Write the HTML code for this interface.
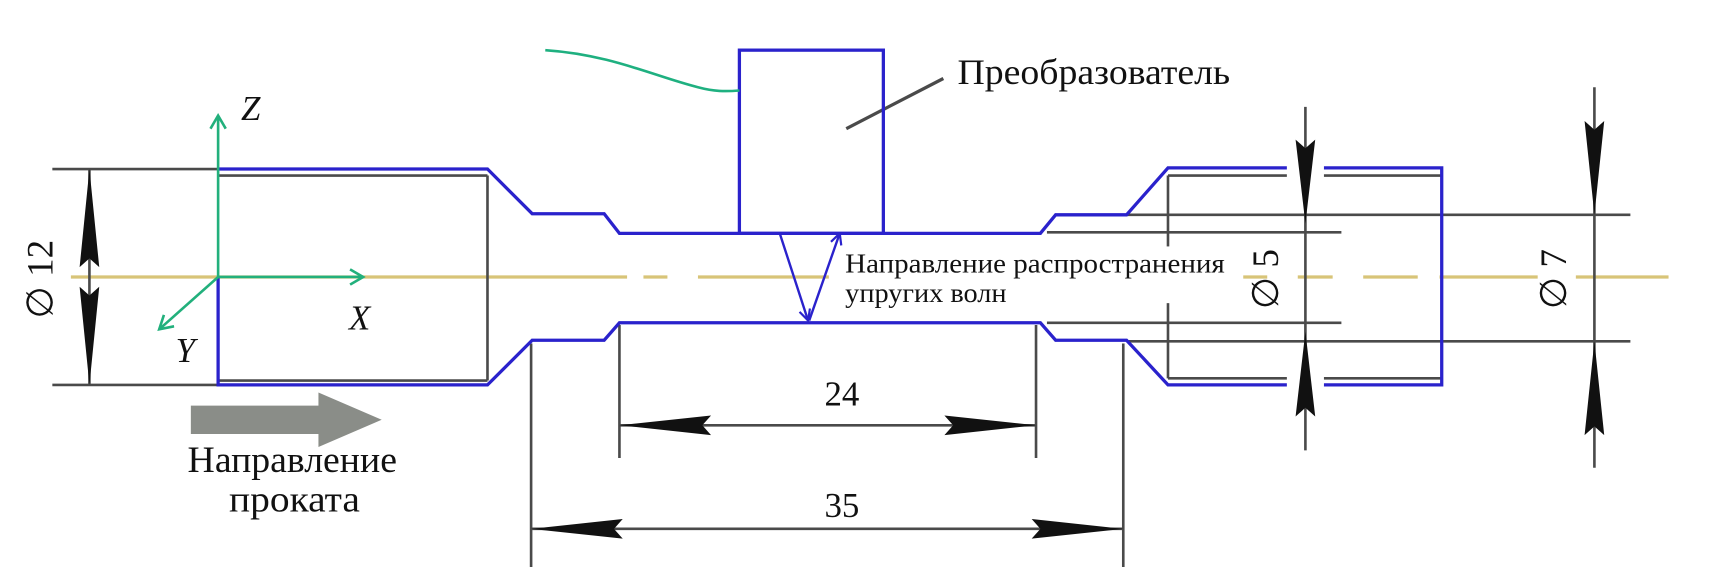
<!DOCTYPE html>
<html><head><meta charset="utf-8"><style>
html,body{margin:0;padding:0;background:#fff;}
svg{display:block;}
text{font-family:"Liberation Serif",serif;fill:#111;}
</style></head><body>
<svg width="1710" height="579" viewBox="0 0 1568 531" preserveAspectRatio="none" xmlns="http://www.w3.org/2000/svg">
<defs>
<marker id="ga" markerWidth="16" markerHeight="16" refX="13" refY="8" orient="auto" markerUnits="userSpaceOnUse">
<path d="M1,1 L13,8 L1,15" fill="none" stroke="#22b07c" stroke-width="2.4"/></marker>
<marker id="ba" markerWidth="12" markerHeight="12" refX="11" refY="6" orient="auto" markerUnits="userSpaceOnUse">
<path d="M1,1 L11,6 L1,11" fill="none" stroke="#2a22cc" stroke-width="2"/></marker>
</defs>

<g stroke="#d8c478" stroke-width="3">
<line x1="65" y1="254" x2="575" y2="254"/>
<path d="M590 254 H612 M640 254 H760 M1000 254 H1022 M1050 254 H1112 M1140 254 H1162 M1190 254 H1222 M1250 254 H1300 M1320 254 H1410 M1445 254 H1530" />
</g>

<g stroke="#4a4a4a" stroke-width="2.4" fill="none">
<line x1="48" y1="155" x2="200" y2="155"/>
<line x1="48" y1="353" x2="200" y2="353"/>
<line x1="200" y1="161" x2="447" y2="161"/>
<line x1="200" y1="349" x2="447" y2="349"/>
<line x1="447" y1="161" x2="447" y2="349"/>
<line x1="568" y1="298" x2="568" y2="420"/>
<line x1="950" y1="298" x2="950" y2="420"/>
<line x1="487" y1="315" x2="487" y2="520"/>
<line x1="1030" y1="315" x2="1030" y2="520"/>
<line x1="1033" y1="197" x2="1495" y2="197"/>
<line x1="1033" y1="313" x2="1495" y2="313"/>
<line x1="960" y1="213" x2="1230" y2="213"/>
<line x1="960" y1="296" x2="1230" y2="296"/>
<path d="M1071 161 H1180 M1214 161 H1322 M1071 347 H1180 M1214 347 H1322"/>
<line x1="1071" y1="161" x2="1071" y2="240"/>
<line x1="1071" y1="270" x2="1071" y2="347"/>
<line x1="82" y1="155" x2="82" y2="353"/>
<line x1="1197" y1="98" x2="1197" y2="413"/>
<line x1="1462" y1="80" x2="1462" y2="429"/>
<line x1="568" y1="390" x2="950" y2="390"/>
<line x1="487" y1="485" x2="1030" y2="485"/>
<line x1="776" y1="118" x2="865" y2="72" stroke-width="3"/>
</g>

<g fill="#111">
<path d="M82 155 L91 245 L82 237 L73 245Z"/>
<path d="M82 353 L91 263 L82 271 L73 263Z"/>
<path d="M1197 205 L1206 128 L1197 136 L1188 128Z"/>
<path d="M1197 304 L1206 382 L1197 374 L1188 382Z"/>
<path d="M1462 197 L1471 111 L1462 119 L1453 111Z"/>
<path d="M1462 313 L1471 399 L1462 391 L1453 399Z"/>
<path d="M568 390 L652 381 L644 390 L652 399Z"/>
<path d="M950 390 L866 381 L874 390 L866 399Z"/>
<path d="M487 485 L571 476 L563 485 L571 494Z"/>
<path d="M1030 485 L946 476 L954 485 L946 494Z"/>
</g>

<g stroke="#2a22cc" stroke-width="3" fill="none">
<path d="M200 155 H447 L488 196 H554 L568 214 H954 L968 197 H1033 L1071 154 H1180 M1214 154 H1322 V353 H1214 M1180 353 H1071 L1033 312 H968 L954 296 H568 L554 312 H488 L447 353 H200 V254"/>
<rect x="678" y="46" width="132" height="168"/>
<line x1="715" y1="214" x2="741" y2="294" marker-end="url(#ba)" stroke-width="2.2"/>
<line x1="742" y1="294" x2="770" y2="214" marker-end="url(#ba)" stroke-width="2.2"/>
</g>

<path d="M500 46 C560 50 600 70 640 80 C655 84 665 84 678 83" stroke="#1fb080" stroke-width="2.4" fill="none"/>
<g stroke="#22b07c" stroke-width="2.4" fill="none">
<line x1="200" y1="254" x2="200" y2="106" marker-end="url(#ga)"/>
<line x1="200" y1="254" x2="333" y2="254" marker-end="url(#ga)"/>
<line x1="200" y1="254" x2="146" y2="302" marker-end="url(#ga)"/>
</g>

<path d="M175 372 H292 V360 L350 385 L292 410 V398 H175Z" fill="#8a8d88"/>

<g font-style="italic" font-size="32">
<text x="221" y="110">Z</text>
<text x="320" y="302">X</text>
<text x="161" y="332">Y</text>
</g>
<text x="878" y="77" font-size="33" textLength="250" lengthAdjust="spacingAndGlyphs">Преобразователь</text>
<rect x="772" y="226" width="352" height="52" fill="#fff"/>
<text x="775" y="250" font-size="25" textLength="348" lengthAdjust="spacingAndGlyphs">Направление распространения</text>
<text x="775" y="277" font-size="25" textLength="148" lengthAdjust="spacingAndGlyphs">упругих волн</text>
<text x="756" y="372" font-size="32">24</text>
<text x="756" y="474" font-size="32">35</text>
<text x="172" y="433" font-size="34" textLength="192" lengthAdjust="spacingAndGlyphs">Направление</text>
<text x="210" y="469" font-size="34" textLength="120" lengthAdjust="spacingAndGlyphs">проката</text>
<text transform="translate(48,256) rotate(-90)" font-size="34" text-anchor="middle">∅ 12</text>
<text transform="translate(1172,256) rotate(-90)" font-size="34" text-anchor="middle">∅ 5</text>
<text transform="translate(1436,256) rotate(-90)" font-size="34" text-anchor="middle">∅ 7</text>
</svg>
</body></html>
_ _ _ _ _
Leave the pictures out and copy the rest of the data exactly.

* Result of this exercise
Write the HTML code for this interface.
<!DOCTYPE html>
<html><head><meta charset="utf-8"><style>
html,body{margin:0;padding:0;background:#fff;}
svg{display:block;}
text{font-family:"Liberation Serif",serif;fill:#111;}
</style></head><body>
<svg width="1710" height="579" viewBox="0 0 1568 531" preserveAspectRatio="none" xmlns="http://www.w3.org/2000/svg">
<defs>
<marker id="ga" markerWidth="16" markerHeight="16" refX="13" refY="8" orient="auto" markerUnits="userSpaceOnUse">
<path d="M1,1 L13,8 L1,15" fill="none" stroke="#22b07c" stroke-width="2.4"/></marker>
<marker id="ba" markerWidth="12" markerHeight="12" refX="11" refY="6" orient="auto" markerUnits="userSpaceOnUse">
<path d="M1,1 L11,6 L1,11" fill="none" stroke="#2a22cc" stroke-width="2"/></marker>
</defs>

<g stroke="#d8c478" stroke-width="3">
<line x1="65" y1="254" x2="575" y2="254"/>
<path d="M590 254 H612 M640 254 H760 M1000 254 H1022 M1050 254 H1112 M1140 254 H1162 M1190 254 H1222 M1250 254 H1300 M1320 254 H1410 M1445 254 H1530" />
</g>

<g stroke="#4a4a4a" stroke-width="2.4" fill="none">
<line x1="48" y1="155" x2="200" y2="155"/>
<line x1="48" y1="353" x2="200" y2="353"/>
<line x1="200" y1="161" x2="447" y2="161"/>
<line x1="200" y1="349" x2="447" y2="349"/>
<line x1="447" y1="161" x2="447" y2="349"/>
<line x1="568" y1="298" x2="568" y2="420"/>
<line x1="950" y1="298" x2="950" y2="420"/>
<line x1="487" y1="315" x2="487" y2="520"/>
<line x1="1030" y1="315" x2="1030" y2="520"/>
<line x1="1033" y1="197" x2="1495" y2="197"/>
<line x1="1033" y1="313" x2="1495" y2="313"/>
<line x1="960" y1="213" x2="1230" y2="213"/>
<line x1="960" y1="296" x2="1230" y2="296"/>
<path d="M1071 161 H1180 M1214 161 H1322 M1071 347 H1180 M1214 347 H1322"/>
<line x1="1071" y1="161" x2="1071" y2="240"/>
<line x1="1071" y1="270" x2="1071" y2="347"/>
<line x1="82" y1="155" x2="82" y2="353"/>
<line x1="1197" y1="98" x2="1197" y2="413"/>
<line x1="1462" y1="80" x2="1462" y2="429"/>
<line x1="568" y1="390" x2="950" y2="390"/>
<line x1="487" y1="485" x2="1030" y2="485"/>
<line x1="776" y1="118" x2="865" y2="72" stroke-width="3"/>
</g>

<g fill="#111">
<path d="M82 155 L91 245 L82 237 L73 245Z"/>
<path d="M82 353 L91 263 L82 271 L73 263Z"/>
<path d="M1197 205 L1206 128 L1197 136 L1188 128Z"/>
<path d="M1197 304 L1206 382 L1197 374 L1188 382Z"/>
<path d="M1462 197 L1471 111 L1462 119 L1453 111Z"/>
<path d="M1462 313 L1471 399 L1462 391 L1453 399Z"/>
<path d="M568 390 L652 381 L644 390 L652 399Z"/>
<path d="M950 390 L866 381 L874 390 L866 399Z"/>
<path d="M487 485 L571 476 L563 485 L571 494Z"/>
<path d="M1030 485 L946 476 L954 485 L946 494Z"/>
</g>

<g stroke="#2a22cc" stroke-width="3" fill="none">
<path d="M200 155 H447 L488 196 H554 L568 214 H954 L968 197 H1033 L1071 154 H1180 M1214 154 H1322 V353 H1214 M1180 353 H1071 L1033 312 H968 L954 296 H568 L554 312 H488 L447 353 H200 V254"/>
<rect x="678" y="46" width="132" height="168"/>
<line x1="715" y1="214" x2="741" y2="294" marker-end="url(#ba)" stroke-width="2.2"/>
<line x1="742" y1="294" x2="770" y2="214" marker-end="url(#ba)" stroke-width="2.2"/>
</g>

<path d="M500 46 C560 50 600 70 640 80 C655 84 665 84 678 83" stroke="#1fb080" stroke-width="2.4" fill="none"/>
<g stroke="#22b07c" stroke-width="2.4" fill="none">
<line x1="200" y1="254" x2="200" y2="106" marker-end="url(#ga)"/>
<line x1="200" y1="254" x2="333" y2="254" marker-end="url(#ga)"/>
<line x1="200" y1="254" x2="146" y2="302" marker-end="url(#ga)"/>
</g>

<path d="M175 372 H292 V360 L350 385 L292 410 V398 H175Z" fill="#8a8d88"/>

<g font-style="italic" font-size="32">
<text x="221" y="110">Z</text>
<text x="320" y="302">X</text>
<text x="161" y="332">Y</text>
</g>
<text x="878" y="77" font-size="33" textLength="250" lengthAdjust="spacingAndGlyphs">Преобразователь</text>
<rect x="772" y="226" width="352" height="52" fill="#fff"/>
<text x="775" y="250" font-size="25" textLength="348" lengthAdjust="spacingAndGlyphs">Направление распространения</text>
<text x="775" y="277" font-size="25" textLength="148" lengthAdjust="spacingAndGlyphs">упругих волн</text>
<text x="756" y="372" font-size="32">24</text>
<text x="756" y="474" font-size="32">35</text>
<text x="172" y="433" font-size="34" textLength="192" lengthAdjust="spacingAndGlyphs">Направление</text>
<text x="210" y="469" font-size="34" textLength="120" lengthAdjust="spacingAndGlyphs">проката</text>
<text transform="translate(48,256) rotate(-90)" font-size="34" text-anchor="middle">∅ 12</text>
<text transform="translate(1172,256) rotate(-90)" font-size="34" text-anchor="middle">∅ 5</text>
<text transform="translate(1436,256) rotate(-90)" font-size="34" text-anchor="middle">∅ 7</text>
</svg>
</body></html>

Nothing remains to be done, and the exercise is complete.